Stockhouse bullboards were buzzing Monday following reports that Taseko Mines Ltd. (TSX: T.TKO, Stock Forum) has failed to secure a court injunction that would prevent protesters from blocking the road to its Prosperity gold-copper mine in British Columbia.
On December 2, the B.C. Supreme Court suspended two of Taseko’s work permits for a period of up to 90 days to allow time for the court to hear a judicial review brought forward by the Tsilhqot’in Nation. The judicial review challenges the adequacy of the consultation performed by the B.C. provincial government before the permits were issued.
On December 5, the first day of trading after the decision was released, shares of Taseko fell 3.3% to $2.95, giving the company a market cap of $576 million, based on 195.3 million shares outstanding. The stock trades in a 52-week range of $6.31 and $2.45.
One Stockhouse poster said he thought the Vancouver company should be doing more to try and ease the tension over the proposed Prosperity mine and the related jurisdictional issues.
“I am a shareholder and believe that First Nations deserve a piece of the action,’’ said EOIM in a Stockhouse post. “That is what they are looking for and [Taseko] management should get them on board through proper consultation.’’
EOIM went on to say that the net asset value of the company, the last time he read the presentation is more than $10, and yet the company is languishing below $3 because of all these uncertainties. “The court decision clearly shows that a provincial permit does not overrule aboriginal consultation,’’ he said.
But a nother poster sees last week’s court ruling as a temporary setback. “This news is a temporary hiccup and if anyone wants to sell me their shares because of it….thank you very much!’’ wrote fiddledee in another post, adding that Taseko’s share price does not take into account the value of Prosperity.

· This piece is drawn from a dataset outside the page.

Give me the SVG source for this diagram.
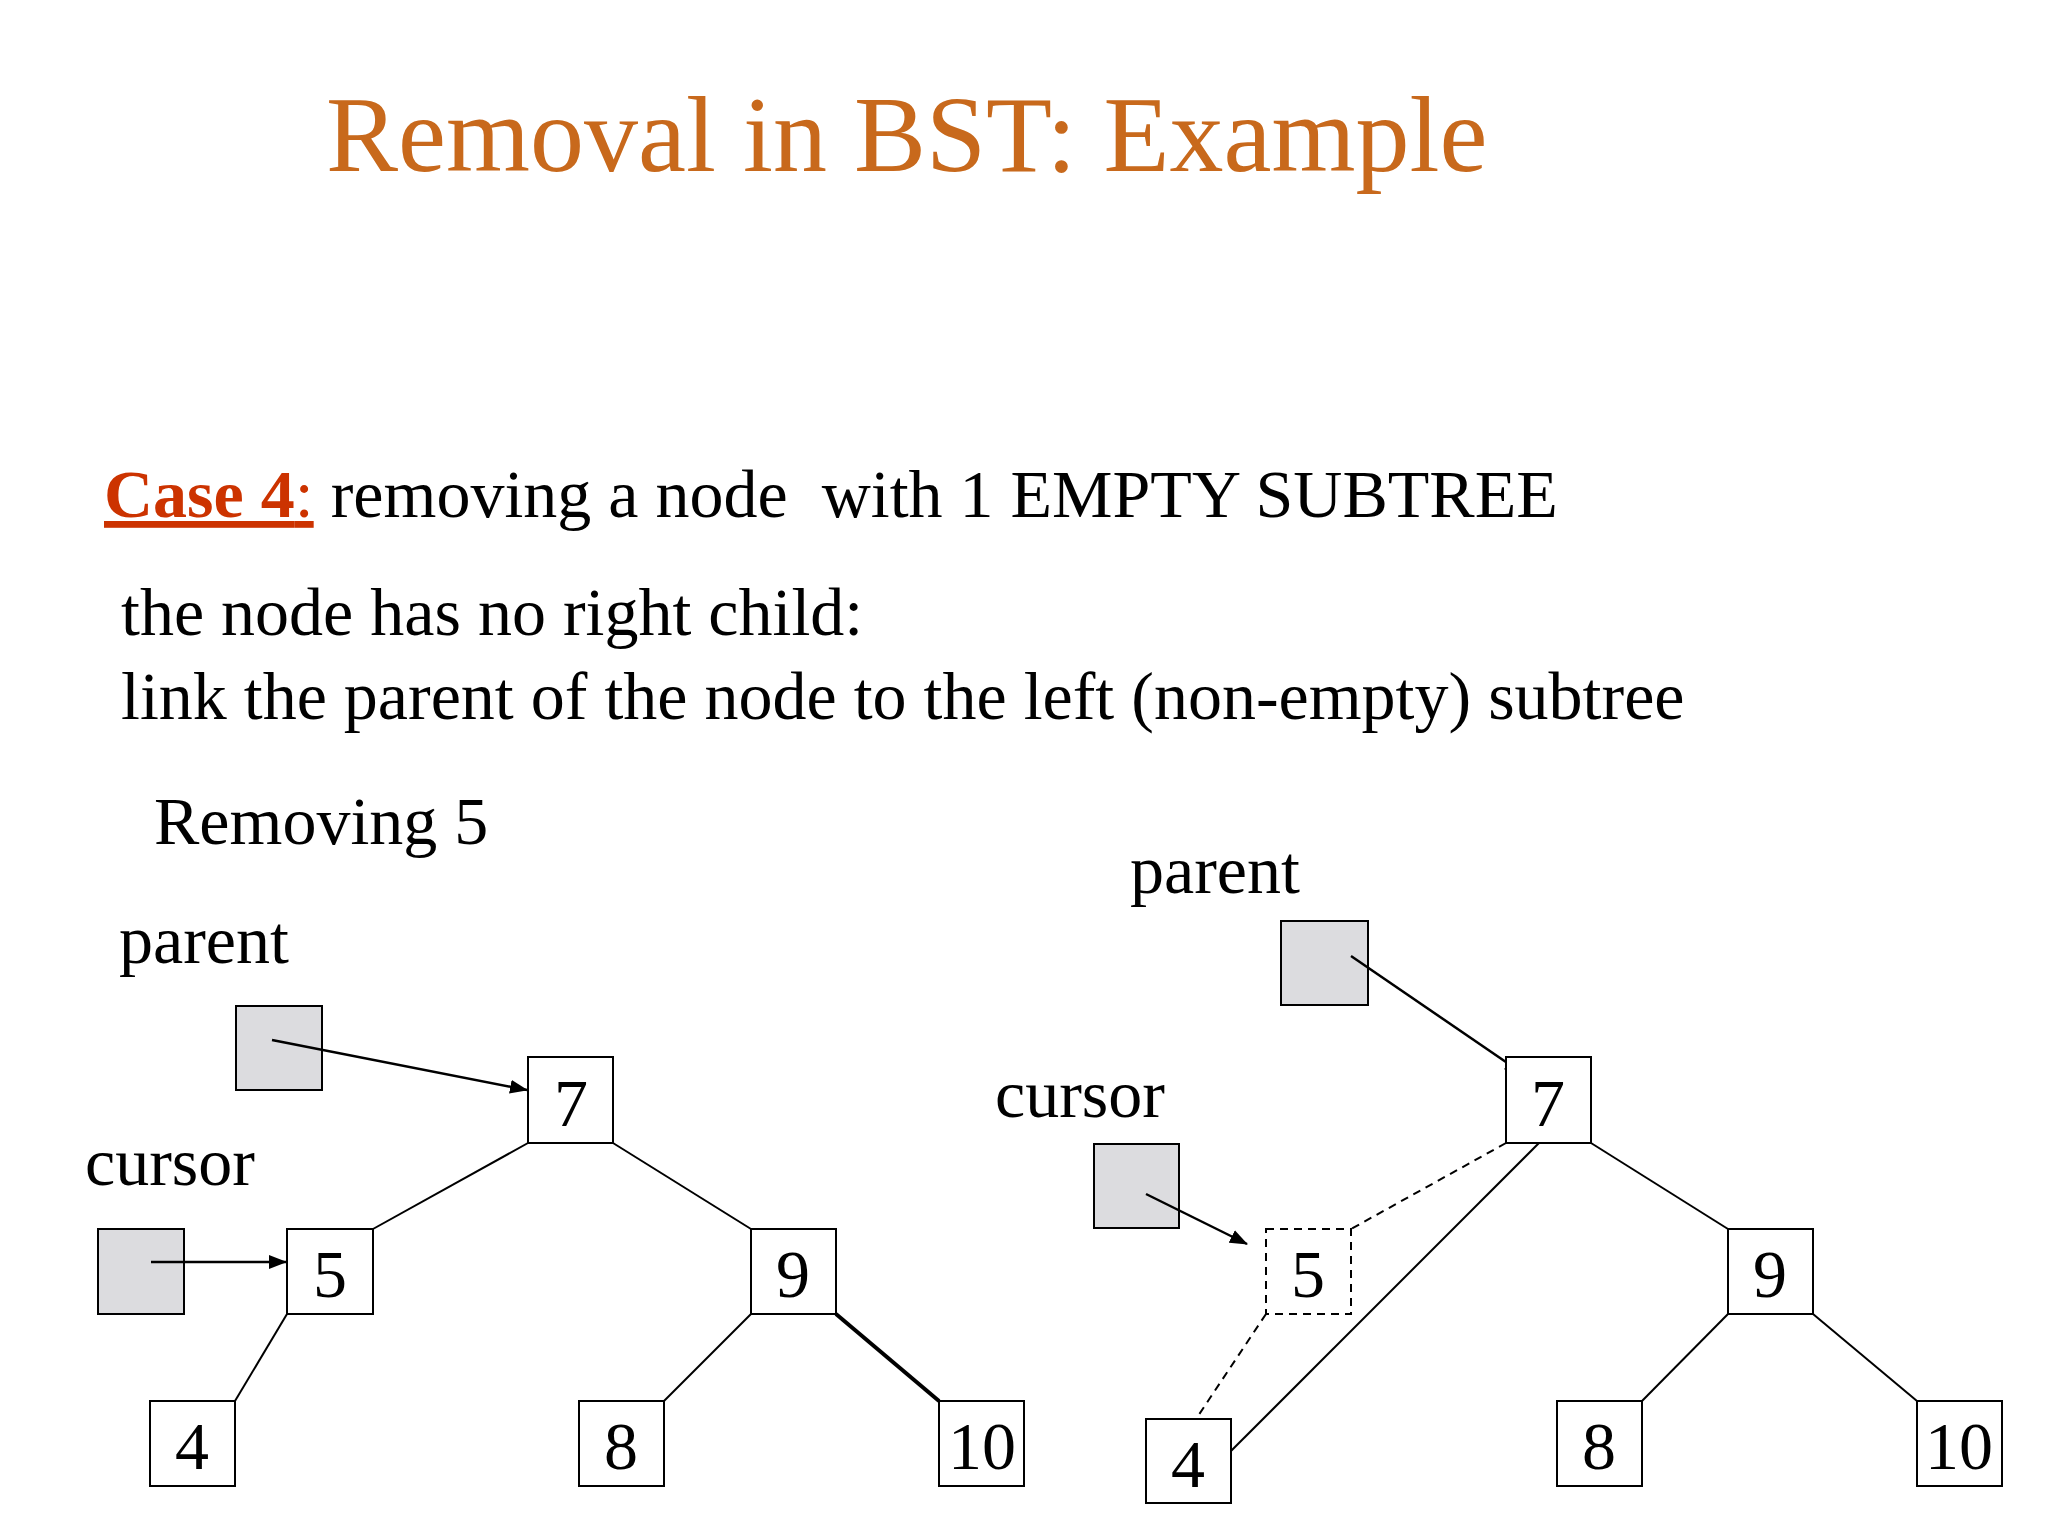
<svg xmlns="http://www.w3.org/2000/svg" width="2048" height="1536" viewBox="0 0 2048 1536">
<defs>
<style>
text{font-family:"Liberation Serif","Times New Roman",serif;fill:#000}
.t{font-size:68px}
.n{font-size:68px;text-anchor:middle}
.box{fill:#fff;stroke:#000;stroke-width:2}
.ptr{fill:#dcdcdf;stroke:#000;stroke-width:2}
.e{stroke:#000;stroke-width:2;fill:none}
.d{stroke:#000;stroke-width:2;fill:none;stroke-dasharray:8,6}
</style>
<marker id="ah" markerWidth="18" markerHeight="14" refX="17" refY="7" orient="auto" markerUnits="userSpaceOnUse" viewBox="0 0 18 14"><path d="M0,0 L18,7 L0,14 z" fill="#000"/></marker>
</defs>
<rect width="2048" height="1536" fill="#fff"/>
<g transform="translate(-4,-6)">
<text x="330" y="177" style="font-size:108px;fill:#C8691C">Removal in BST: Example</text>
<text x="108" y="523" class="t"><tspan style="fill:#CC3300;font-weight:bold;text-decoration:underline">Case 4</tspan><tspan style="fill:#CC3300;text-decoration:underline">:</tspan> removing a node&#160; with 1 EMPTY SUBTREE</text>
<text x="125" y="641" class="t">the node has no right child:</text>
<text x="125" y="725" class="t">link the parent of the node to the left (non-empty) subtree</text>
<text x="158" y="850" class="t">Removing 5</text>
<text x="123" y="969" class="t">parent</text>
<text x="89" y="1191" class="t">cursor</text>
<text x="1134" y="899" class="t">parent</text>
<text x="999" y="1123" class="t">cursor</text>
<g id="L-parent"><rect class="ptr" x="240" y="1012" width="86" height="84"/></g>
<g id="L-cursor"><rect class="ptr" x="102" y="1235" width="86" height="85"/></g>
<g id="R-parent"><rect class="ptr" x="1285" y="927" width="87" height="84"/></g>
<g id="R-cursor"><rect class="ptr" x="1098" y="1150" width="85" height="84"/></g>
<g id="connectors">
<line class="e" x1="276" y1="1046" x2="531" y2="1096" marker-end="url(#ah)" style="stroke-width:2.5"/>
<line class="e" x1="155" y1="1268" x2="290" y2="1268" marker-end="url(#ah)" style="stroke-width:2.5"/>
<line class="e" x1="532" y1="1149" x2="377" y2="1235"/>
<line class="e" x1="617" y1="1149" x2="755" y2="1235"/>
<line class="e" x1="291" y1="1320" x2="239" y2="1407"/>
<line class="e" x1="755" y1="1320" x2="668" y2="1407"/>
<line class="e" x1="840" y1="1320" x2="943" y2="1407" style="stroke-width:4"/>
<line class="e" x1="1355" y1="962" x2="1526" y2="1079" marker-end="url(#ah)" style="stroke-width:2.5"/>
<line class="e" x1="1150" y1="1200" x2="1251" y2="1250" marker-end="url(#ah)" style="stroke-width:2.5"/>
<line class="d" x1="1510" y1="1149" x2="1355" y2="1235"/>
<line class="d" x1="1270" y1="1320" x2="1200" y2="1425"/>
<line class="e" x1="1543" y1="1149" x2="1235" y2="1457"/>
<line class="e" x1="1595" y1="1149" x2="1732" y2="1235"/>
<line class="e" x1="1732" y1="1320" x2="1646" y2="1407"/>
<line class="e" x1="1817" y1="1320" x2="1921" y2="1407"/>
</g>
<g id="L7"><rect class="box" x="532" y="1063" width="85" height="86"/><text class="n" x="575" y="1132">7</text></g>
<g id="L5"><rect class="box" x="291" y="1235" width="86" height="85"/><text class="n" x="334" y="1303">5</text></g>
<g id="L9"><rect class="box" x="755" y="1235" width="85" height="85"/><text class="n" x="797" y="1303">9</text></g>
<g id="L4"><rect class="box" x="154" y="1407" width="85" height="85"/><text class="n" x="196" y="1475">4</text></g>
<g id="L8"><rect class="box" x="583" y="1407" width="85" height="85"/><text class="n" x="625" y="1475">8</text></g>
<g id="L10"><rect class="box" x="943" y="1407" width="85" height="85"/><text class="n" x="986" y="1475">10</text></g>
<g id="R7"><rect class="box" x="1510" y="1063" width="85" height="86"/><text class="n" x="1552" y="1132">7</text></g>
<g id="R5"><rect class="d" x="1270" y="1235" width="85" height="85"/><text class="n" x="1312" y="1303">5</text></g>
<g id="R9"><rect class="box" x="1732" y="1235" width="85" height="85"/><text class="n" x="1774" y="1303">9</text></g>
<g id="R4"><rect class="box" x="1150" y="1425" width="85" height="84"/><text class="n" x="1192" y="1493">4</text></g>
<g id="R8"><rect class="box" x="1561" y="1407" width="85" height="85"/><text class="n" x="1603" y="1475">8</text></g>
<g id="R10"><rect class="box" x="1921" y="1407" width="85" height="85"/><text class="n" x="1963" y="1475">10</text></g>
</g>
</svg>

B.C. Supreme Court Justice Christopher Grauer said that judicial review will have no immediate impact on the project. “The ore bed is not going anywhere,’’ he said, according to a report by The Canadian Press.
Xeni Gwet’in chief Marilyn Baptiste and others applied for a court injunction to stop exploration on the proposed mine, which is considered to be one of the largest undeveloped copper and gold sites in Canada. Xeni Gwet’in is one of six bands in the Tsilhqot’in Nation, and has led the group’s campaign against the project.
The proposed mine is located about 120 kilometres southwest of Williams Lake. It has been controversial because of Taseko’s earlier plan to use a nearby lake to store mine tailings. Last year, Ottawa rejected the development plan, largely on the basis of an environmental review that found that the project ( as it was then proposed) would result in significant adverse environmental affects.
For its part, Taseko said it will carefully review the latest B.C. Supreme Court ruling and then take whatever steps are deemed prudent to put the mine into production as soon as possible.